Enjoy the Connect experience from your computer, laptop or tablet! Watch Connect now.
Takeaways:
- If you don’t tell the story of your company, someone else will — probably a competitor.
- Understand the “why” of your business, what sets you apart, and use it to leverage your marketing.
- Make plans and collect data. Use the data to tweak your plans.
SAN FRANCISCO — What happens when you don’t have a good brand story? Other people tell that story for you, and it’s usually a competitor. That’s what Jessica Swesey of 1000watt said at the Inman Connect San Francisco digital marketing workshop, where four more branding experts also shared their tips and takeaways for agents and brokers.
Swesey discussed some case studies for successful real estate brands and offered these tips for branding your business:
1. Think about why. Why do agents join your brokerage? Why do clients select your brokerage over competitors?
2. Be truthful. Don’t claim to do something well that isn’t your strength.

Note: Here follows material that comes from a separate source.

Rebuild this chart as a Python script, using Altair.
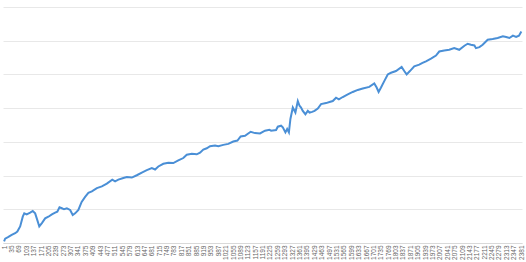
import altair as alt
import pandas as pd

# traced series (index, value)
idx = [1, 6, 21, 36, 52, 62, 75, 87, 94, 105, 121, 133, 144, 154, 163, 175, 190, 205,
       221, 236, 246, 256, 267, 277, 290, 305, 317, 328, 343, 358, 374, 389, 405, 428,
       451, 474, 499, 512, 527, 550, 566, 589, 612, 635, 658, 681, 696, 711, 734, 757,
       780, 803, 826, 842, 865, 888, 903, 918, 934, 949, 972, 987, 1010, 1033, 1056,
       1075, 1090, 1110, 1136, 1156, 1179, 1202, 1222, 1230, 1253, 1261, 1276, 1284,
       1296, 1304, 1312, 1319, 1330, 1342, 1353, 1361, 1368, 1376, 1388, 1399, 1407,
       1419, 1430, 1445, 1460, 1483, 1499, 1514, 1529, 1542, 1560, 1583, 1606, 1629,
       1652, 1682, 1705, 1716, 1725, 1736, 1751, 1767, 1782, 1805, 1831, 1843, 1854,
       1869, 1889, 1912, 1927, 1943, 1966, 1989, 2004, 2027, 2050, 2073, 2096, 2120,
       2135, 2150, 2166, 2173, 2189, 2204, 2227, 2250, 2273, 2297, 2312, 2327, 2343,
       2358, 2371, 2382]
vals = [5, 13, 18, 24, 29, 34, 49, 78, 88, 85, 90, 95, 88, 68, 49, 59, 73, 78,
        85, 90, 93, 106, 103, 100, 103, 98, 83, 88, 98, 122, 137, 149, 153, 163,
        168, 176, 188, 183, 188, 193, 196, 194, 201, 209, 216, 222, 218, 227, 235, 238,
        237, 245, 252, 262, 265, 263, 268, 277, 281, 287, 289, 287, 291, 294, 301,
        304, 316, 318, 330, 326, 325, 333, 336, 333, 335, 345, 348, 343,
        328, 338, 328, 368, 402, 387, 421, 407, 402, 392, 382, 392, 387,
        389, 392, 399, 412, 415, 418, 421, 431, 426, 433, 441, 448, 454,
        458, 463, 473, 461, 448, 461, 480, 500, 505, 510, 522, 510, 500,
        510, 524, 529, 534, 539, 547, 556, 568, 571, 573, 578, 573, 585,
        591, 588, 586, 578, 581, 588, 603, 605, 608, 613, 611, 608, 615,
        611, 615, 627]

tick_labels = list(range(1, 2382, 34))

df = pd.DataFrame({"x": idx, "y": vals})

chart = alt.Chart(df).mark_line(color="#4a8fd6", strokeWidth=2).encode(
    x=alt.X("x:Q", scale=alt.Scale(domain=[-4, 2385], nice=False, zero=False),
            axis=alt.Axis(values=tick_labels, format="d", labelAngle=-90, labelAlign="right",
                          labelBaseline="middle", labelFontSize=6.5, labelColor="#666666",
                          labelFont="Liberation Sans", labelPadding=2, labelOverlap=False,
                          ticks=False, grid=False, domainColor="#d9d9d9", title=None,
                          labelFlush=False)),
    y=alt.Y("y:Q", scale=alt.Scale(domain=[0, 700], nice=False),
            axis=alt.Axis(values=[0, 100, 200, 300, 400, 500, 600, 700], labels=False,
                          ticks=False, domain=False, gridColor="#e8e8e8", title=None)),
).properties(
    width=519, height=236,
    padding={"left": 3, "top": 7, "right": 4, "bottom": 19},
    autosize=alt.AutoSizeParams(type="none"),
).configure(background="white").configure_view(stroke=None)

chart.save("out.html", embed_options={"renderer": "svg", "actions": False})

3. Be compelling and succinct. Think beyond your product and discover where your business fits in the bigger picture.
4. Make it about more than you. Consumers don’t necessarily care if you were the first or you are the biggest. They want to believe they’re part of something bigger.
5. Tell us why we should care. Your customers don’t care that you want their business. They do care about how you can help them, though.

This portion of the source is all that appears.